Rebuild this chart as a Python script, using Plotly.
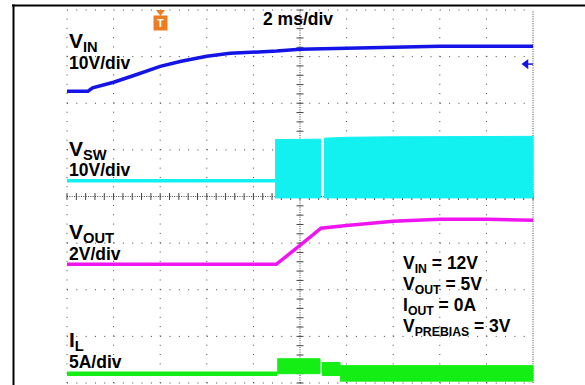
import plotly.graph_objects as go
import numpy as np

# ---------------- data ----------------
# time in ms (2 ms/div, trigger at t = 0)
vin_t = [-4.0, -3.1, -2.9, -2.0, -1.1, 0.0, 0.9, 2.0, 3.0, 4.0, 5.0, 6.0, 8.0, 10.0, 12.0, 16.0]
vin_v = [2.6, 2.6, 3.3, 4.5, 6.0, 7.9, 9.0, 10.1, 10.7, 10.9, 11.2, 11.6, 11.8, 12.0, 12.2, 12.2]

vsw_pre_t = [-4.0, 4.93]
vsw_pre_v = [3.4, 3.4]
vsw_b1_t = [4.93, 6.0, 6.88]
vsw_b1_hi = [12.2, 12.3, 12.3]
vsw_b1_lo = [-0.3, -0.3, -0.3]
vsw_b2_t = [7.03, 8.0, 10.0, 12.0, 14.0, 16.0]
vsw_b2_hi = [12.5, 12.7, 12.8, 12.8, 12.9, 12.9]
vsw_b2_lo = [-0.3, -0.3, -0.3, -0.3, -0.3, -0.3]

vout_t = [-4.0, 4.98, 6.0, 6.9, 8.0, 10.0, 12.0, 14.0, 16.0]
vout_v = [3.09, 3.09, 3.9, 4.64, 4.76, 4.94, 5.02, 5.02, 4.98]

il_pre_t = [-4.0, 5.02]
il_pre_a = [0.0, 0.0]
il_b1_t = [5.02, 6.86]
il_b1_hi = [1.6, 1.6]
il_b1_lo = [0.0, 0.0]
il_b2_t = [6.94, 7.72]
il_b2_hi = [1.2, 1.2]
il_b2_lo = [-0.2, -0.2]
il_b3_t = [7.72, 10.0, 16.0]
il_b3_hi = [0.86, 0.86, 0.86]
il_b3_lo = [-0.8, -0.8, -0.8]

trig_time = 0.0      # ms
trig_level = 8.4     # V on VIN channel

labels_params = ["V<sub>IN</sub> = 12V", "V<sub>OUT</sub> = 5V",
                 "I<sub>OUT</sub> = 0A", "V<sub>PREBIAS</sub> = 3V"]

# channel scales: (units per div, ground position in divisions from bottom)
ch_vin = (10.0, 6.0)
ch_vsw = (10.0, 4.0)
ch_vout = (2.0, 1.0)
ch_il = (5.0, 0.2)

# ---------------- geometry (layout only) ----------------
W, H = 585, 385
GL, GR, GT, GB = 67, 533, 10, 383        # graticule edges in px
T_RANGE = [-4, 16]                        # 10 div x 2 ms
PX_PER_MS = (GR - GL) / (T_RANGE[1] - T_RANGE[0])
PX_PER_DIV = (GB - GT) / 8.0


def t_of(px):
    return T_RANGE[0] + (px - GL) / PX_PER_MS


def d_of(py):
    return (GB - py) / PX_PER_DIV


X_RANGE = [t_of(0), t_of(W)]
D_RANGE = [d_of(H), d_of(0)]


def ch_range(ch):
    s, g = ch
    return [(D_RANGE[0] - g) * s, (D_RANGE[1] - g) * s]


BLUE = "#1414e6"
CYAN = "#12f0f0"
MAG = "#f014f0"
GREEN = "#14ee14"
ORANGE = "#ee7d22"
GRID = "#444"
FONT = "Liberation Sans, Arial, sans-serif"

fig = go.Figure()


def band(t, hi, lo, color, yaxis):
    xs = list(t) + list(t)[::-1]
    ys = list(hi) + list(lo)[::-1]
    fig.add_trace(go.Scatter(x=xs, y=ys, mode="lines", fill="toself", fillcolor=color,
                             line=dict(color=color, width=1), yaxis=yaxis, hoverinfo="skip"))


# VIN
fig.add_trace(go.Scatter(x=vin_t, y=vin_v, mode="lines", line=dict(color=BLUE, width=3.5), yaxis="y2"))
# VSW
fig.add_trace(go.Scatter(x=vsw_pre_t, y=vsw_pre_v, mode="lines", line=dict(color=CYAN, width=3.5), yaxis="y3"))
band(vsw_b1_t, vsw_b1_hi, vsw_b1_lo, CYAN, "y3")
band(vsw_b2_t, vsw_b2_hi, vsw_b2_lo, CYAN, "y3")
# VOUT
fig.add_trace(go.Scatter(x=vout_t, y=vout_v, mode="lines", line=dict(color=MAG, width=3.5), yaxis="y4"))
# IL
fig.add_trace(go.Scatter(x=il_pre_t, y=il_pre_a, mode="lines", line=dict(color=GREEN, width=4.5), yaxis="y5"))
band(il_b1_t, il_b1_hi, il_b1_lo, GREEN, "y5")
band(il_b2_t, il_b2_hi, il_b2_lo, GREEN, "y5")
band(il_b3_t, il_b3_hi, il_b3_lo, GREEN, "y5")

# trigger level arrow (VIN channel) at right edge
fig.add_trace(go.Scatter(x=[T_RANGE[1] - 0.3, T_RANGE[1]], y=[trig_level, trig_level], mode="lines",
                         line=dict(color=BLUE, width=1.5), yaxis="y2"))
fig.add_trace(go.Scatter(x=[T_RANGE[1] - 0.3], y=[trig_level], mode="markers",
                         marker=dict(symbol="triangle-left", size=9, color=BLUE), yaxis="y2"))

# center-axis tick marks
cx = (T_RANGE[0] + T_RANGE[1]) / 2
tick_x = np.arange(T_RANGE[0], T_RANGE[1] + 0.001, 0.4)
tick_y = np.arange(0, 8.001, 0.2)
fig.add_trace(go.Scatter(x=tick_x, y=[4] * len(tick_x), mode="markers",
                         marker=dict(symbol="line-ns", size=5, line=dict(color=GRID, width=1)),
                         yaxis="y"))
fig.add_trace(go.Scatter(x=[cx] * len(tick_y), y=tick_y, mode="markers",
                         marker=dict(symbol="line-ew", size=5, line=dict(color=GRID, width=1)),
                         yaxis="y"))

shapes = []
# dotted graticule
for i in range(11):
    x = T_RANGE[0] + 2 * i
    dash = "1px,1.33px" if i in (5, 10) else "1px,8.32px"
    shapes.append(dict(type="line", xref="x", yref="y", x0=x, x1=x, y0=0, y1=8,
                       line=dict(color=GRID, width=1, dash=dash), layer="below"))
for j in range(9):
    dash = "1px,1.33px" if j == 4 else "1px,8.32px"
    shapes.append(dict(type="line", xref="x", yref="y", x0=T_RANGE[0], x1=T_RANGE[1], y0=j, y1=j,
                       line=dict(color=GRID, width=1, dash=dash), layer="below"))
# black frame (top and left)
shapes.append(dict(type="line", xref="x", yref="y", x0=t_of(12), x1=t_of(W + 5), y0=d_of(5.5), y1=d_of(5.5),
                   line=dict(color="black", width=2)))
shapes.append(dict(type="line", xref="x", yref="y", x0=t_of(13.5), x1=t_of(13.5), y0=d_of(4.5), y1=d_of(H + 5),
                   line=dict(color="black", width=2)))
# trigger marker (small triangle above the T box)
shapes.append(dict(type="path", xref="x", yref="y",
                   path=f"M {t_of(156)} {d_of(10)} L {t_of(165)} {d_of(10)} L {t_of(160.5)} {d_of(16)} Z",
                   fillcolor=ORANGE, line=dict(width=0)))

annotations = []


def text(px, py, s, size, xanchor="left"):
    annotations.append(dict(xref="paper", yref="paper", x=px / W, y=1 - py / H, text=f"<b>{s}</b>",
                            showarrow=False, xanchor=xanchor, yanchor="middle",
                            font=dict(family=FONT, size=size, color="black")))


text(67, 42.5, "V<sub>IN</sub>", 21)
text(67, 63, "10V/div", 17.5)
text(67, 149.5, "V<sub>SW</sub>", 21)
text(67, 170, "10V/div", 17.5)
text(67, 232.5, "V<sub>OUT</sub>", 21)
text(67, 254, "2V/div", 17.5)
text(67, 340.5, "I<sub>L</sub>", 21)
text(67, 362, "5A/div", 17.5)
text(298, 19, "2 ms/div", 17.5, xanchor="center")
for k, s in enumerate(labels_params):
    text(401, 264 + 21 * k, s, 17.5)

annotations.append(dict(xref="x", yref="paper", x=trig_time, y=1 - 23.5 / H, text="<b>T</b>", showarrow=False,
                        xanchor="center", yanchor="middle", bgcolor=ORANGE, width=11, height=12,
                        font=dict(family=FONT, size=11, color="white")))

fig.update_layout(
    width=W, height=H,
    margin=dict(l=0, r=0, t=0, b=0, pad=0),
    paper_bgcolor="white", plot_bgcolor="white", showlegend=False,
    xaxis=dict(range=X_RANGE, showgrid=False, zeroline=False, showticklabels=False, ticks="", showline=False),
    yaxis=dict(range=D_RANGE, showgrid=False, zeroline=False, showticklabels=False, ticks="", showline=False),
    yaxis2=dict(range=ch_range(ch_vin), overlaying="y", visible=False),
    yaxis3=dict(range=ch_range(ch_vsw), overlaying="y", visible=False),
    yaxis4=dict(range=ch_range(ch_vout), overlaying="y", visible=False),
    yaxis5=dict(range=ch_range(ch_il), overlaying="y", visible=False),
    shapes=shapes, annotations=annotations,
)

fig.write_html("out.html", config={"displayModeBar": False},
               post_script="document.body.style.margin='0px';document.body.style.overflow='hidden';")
# # # #
▶ INSTRUCTIONS TO FOLLOW
Could the lines from the top of the material through the line with "12.0, 12.2, 12.2]" be repeated exactly, pictures left out?

▶ EXERCISE ANSWER
Rebuild this chart as a Python script, using Plotly.
import plotly.graph_objects as go
import numpy as np

# ---------------- data ----------------
# time in ms (2 ms/div, trigger at t = 0)
vin_t = [-4.0, -3.1, -2.9, -2.0, -1.1, 0.0, 0.9, 2.0, 3.0, 4.0, 5.0, 6.0, 8.0, 10.0, 12.0, 16.0]
vin_v = [2.6, 2.6, 3.3, 4.5, 6.0, 7.9, 9.0, 10.1, 10.7, 10.9, 11.2, 11.6, 11.8, 12.0, 12.2, 12.2]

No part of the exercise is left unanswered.